While AT&T is going for content distribution, Verizon is emulating the Google model and leveraging search and Internet advertising. In 2015, Verizon bought AOL for $4.4 billion, but its big catch was the Yahoo! core business, which it picked up last month for $4.8 billion. Yahoo! boasts one billion visitors a month. That's still relatively small stakes in the $60 billion U.S. digital advertising market, where Google captures 39% of the revenues followed by Facebook with 15%; Yahoo! pulled in 3% of ad revenues last year.
For AT&T and Verizon, pay TV and Internet search are radically new areas of investment. Their mobile businesses are still duking it out over bundled plans, pre- versus post-paid subscribers, and "net new adds," so we will have to see if the more freewheeling spirit of these industries has any impact on the companies' traditional "telephone" cultures.
By far, the most interesting crossover comes from Microsoft and the $26.2 billion acquisition of LinkedIn it announced in June. This one is interesting because it sticks closer to Microsoft's enterprise roots, but could potentially put the company in place to cash in on some of that advertising lucre.

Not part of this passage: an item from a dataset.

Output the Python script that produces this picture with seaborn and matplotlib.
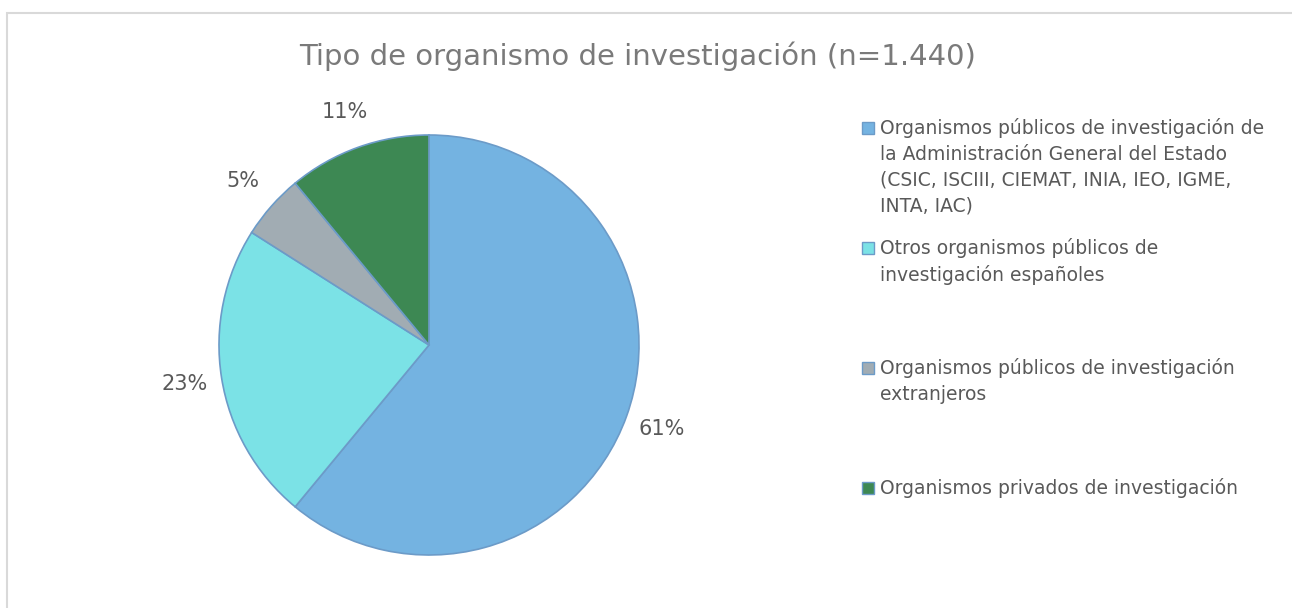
import matplotlib
matplotlib.use("Agg")
import matplotlib.pyplot as plt
import seaborn as sns
from matplotlib.patches import Rectangle

# ---- data ----
title = "Tipo de organismo de investigación (n=1.440)"
categories = [
    "Organismos públicos de investigación de\nla Administración General del Estado\n(CSIC, ISCIII, CIEMAT, INIA, IEO, IGME,\nINTA, IAC)",
    "Otros organismos públicos de\ninvestigación españoles",
    "Organismos públicos de investigación\nextranjeros",
    "Organismos privados de investigación",
]
values = [61, 23, 5, 11]
colors = ["#74B3E1", "#7BE2E6", "#A1ACB3", "#3D8853"]

sns.set_theme(style="white")
plt.rcParams['font.family'] = ['DejaVu Sans']

W, H = 1292, 608
fig = plt.figure(figsize=(W / 100, H / 100), dpi=100)
fig.patch.set_facecolor("white")

# outer chart frame
fig.patches.append(Rectangle((7 / W, -0.1), 1.2, 1 - 13 / H + 0.1, transform=fig.transFigure,
                             fill=False, edgecolor="#D9D9D9", linewidth=1.5))

cx, cy, r = 429, 345, 210
ax = fig.add_axes([(cx - r) / W, 1 - (cy + r) / H, 2 * r / W, 2 * r / H])
wedges, texts, autotexts = ax.pie(
    values, colors=colors, startangle=90, counterclock=False,
    autopct=lambda p: f"{p:.0f}%", pctdistance=1.18,
    wedgeprops=dict(edgecolor="#6C9BC8", linewidth=1.2),
    textprops=dict(color="#595959", fontsize=15),
)
ax.set_xlim(-1, 1)
ax.set_ylim(-1, 1)
ax.set_aspect("equal")
ax.axis("off")

fig.text(638 / W, 1 - 56 / H, title, ha="center", va="center", fontsize=21, color="#7A7A7A")

# legend (manual, equal pitch like the original)
for i, (cat, col) in enumerate(zip(categories, colors)):
    y0 = 128 + 120 * i
    fig.patches.append(Rectangle((862 / W, 1 - (y0 + 6) / H), 12 / W, 12 / H, transform=fig.transFigure,
                                 facecolor=col, edgecolor="#6C9BC8", linewidth=1.0))
    fig.text(880 / W, 1 - (y0 - 10) / H, cat, ha="left", va="top", fontsize=13.5,
             color="#595959", linespacing=1.45)

fig.savefig("out.png", dpi=100)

The immediate, widely recognized allure is that Microsoft can turn its analytics engines loose on the biggest digital Rolodex in the world, with 450 million users worldwide (128 million of those in the U.S.), it now owns. The best part is that the users do the grunt work of keeping their own profiles up to date. Salespeople routinely do a LinkedIn search on every new prospect, but the ability to see the big picture created by applying analytics would clearly add value.
LinkedIn has been something of a laggard in terms of generating ad revenues, garnering only $454 million, or 0.7% of total ad revenues, in 2015. It will be interesting to see if Microsoft can reverse its record in capitalizing on acquisitions and turn that advertising opportunity into something meaningful.
Free Trumps All
The tech economy has transitioned into a new world with the advent of advertising-sponsored services. People can get free email, news/sports/weather, directions, voice and video calls, entertainment, and instant access to virtually any piece of information almost instantaneously from devices in their pockets. In the meantime, the carriers whose services make all of that possible are engaged in a fight to zero -- delivering more and more competitive data plans while investing heavily in their networks to keep even with each other. AT&T and Verizon are now investing to get into the profitable part of that revolution.
If absorbing the business model of new-generation tech businesses is a stretch for carriers, then it's a gargantuan leap for traditional UC&C hardware suppliers. From a strategic standpoint, I look at their efforts to move to software and transition to the cloud as baby steps. I also see the new business model as one of the drivers for enterprise users gravitating toward those same consumer services -- "free is a hard price to beat," and what they're getting is pretty darn good. Fueled by the unbelievably lucrative advertising profits, new-generation tech companies can simply outspend the old-line hardware manufacturers on R&D. (Note that Apple remains a unique exception.)
For years we've tried to divide the tech business between consumer and enterprise, but the consumerization of IT is eating away at that distinction. In the end, it's all about money, and unless our traditional enterprise hardware and network suppliers can figure out how to get into the new value stream, their futures might not extend beyond the door of the wiring closet.